Her point could be easily expanded-upon, because Americans don't have many of the different meats that are common in China. Donkey meat can be tender and lightly gamey, and goes great in Chinese jiaozi (hand-filled dumplings akin to the wontons you may have had in soup). Dog — yes, dog! — has a rich and complex flavor I attribute to the fact that dogs are omnivorous.

On the other hand, all that diversity of foods is prepared by methods that vary little. Steam-cook. Stir-fry with spicy sauce. Stir-fry with soy-based sauce. Coat with flour and stir-fry. Change the spices up a little bit, but not very much. Everything cooked in corn oil, with a side of dull, starchy white rice. I love the food, but it does get boring.

Americans living in China think everything tastes the same, because the ways in which the Chinese diet varies are not recapitulated in our own native diet. We don't differentiate clearly and easily among the flavors of pig snout, ear, and tail, because those aren't part of the American diet.

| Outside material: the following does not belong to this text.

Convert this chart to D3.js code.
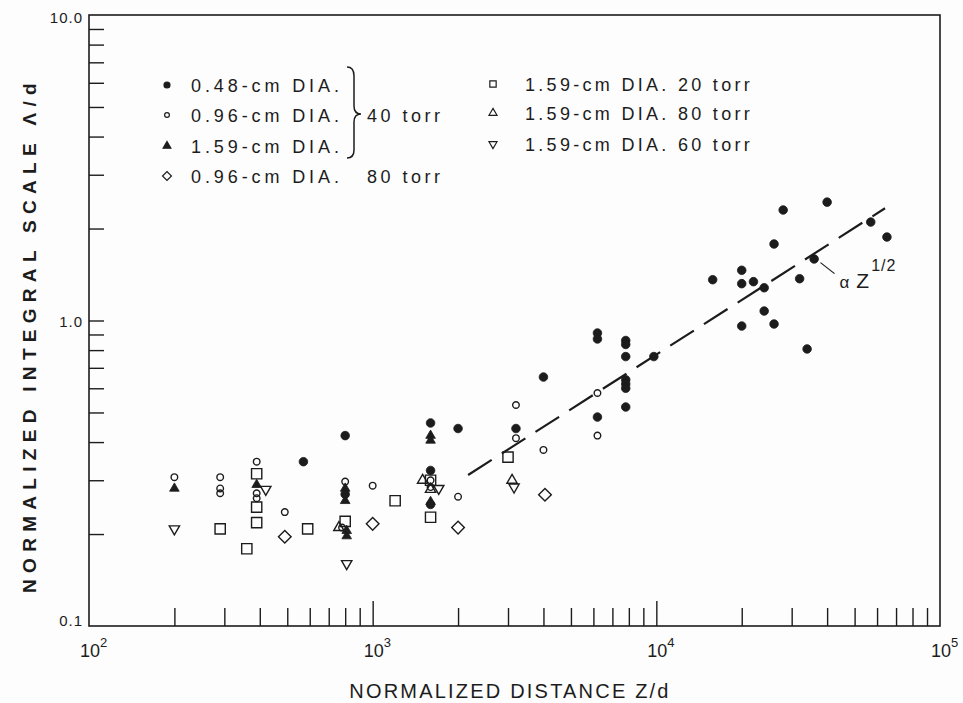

In a telling expression, many Americans think everything that isn't beef, pork or chicken "tastes like chicken." It wouldn't taste like chicken, if we regularly ate things like snake or donkey.

On the other hand, to a Chinese person the difference between spaghetti with beef marinara sauce, and beef enchiladas with jalepeno red sauce, is not particularly significant. Both are beef with starch and tomato sauce, with spices that are Other to their Chinese spices.

I dearly wish my Chinese were up to the job of making such philosophical points, because I think Ma Lei would enjoy our food a lot more if she had a different attitude. She's not a closed-minded person, or she wouldn't have married a yangguizi. But her enjoyment of America has been diminished by her boredom with our food.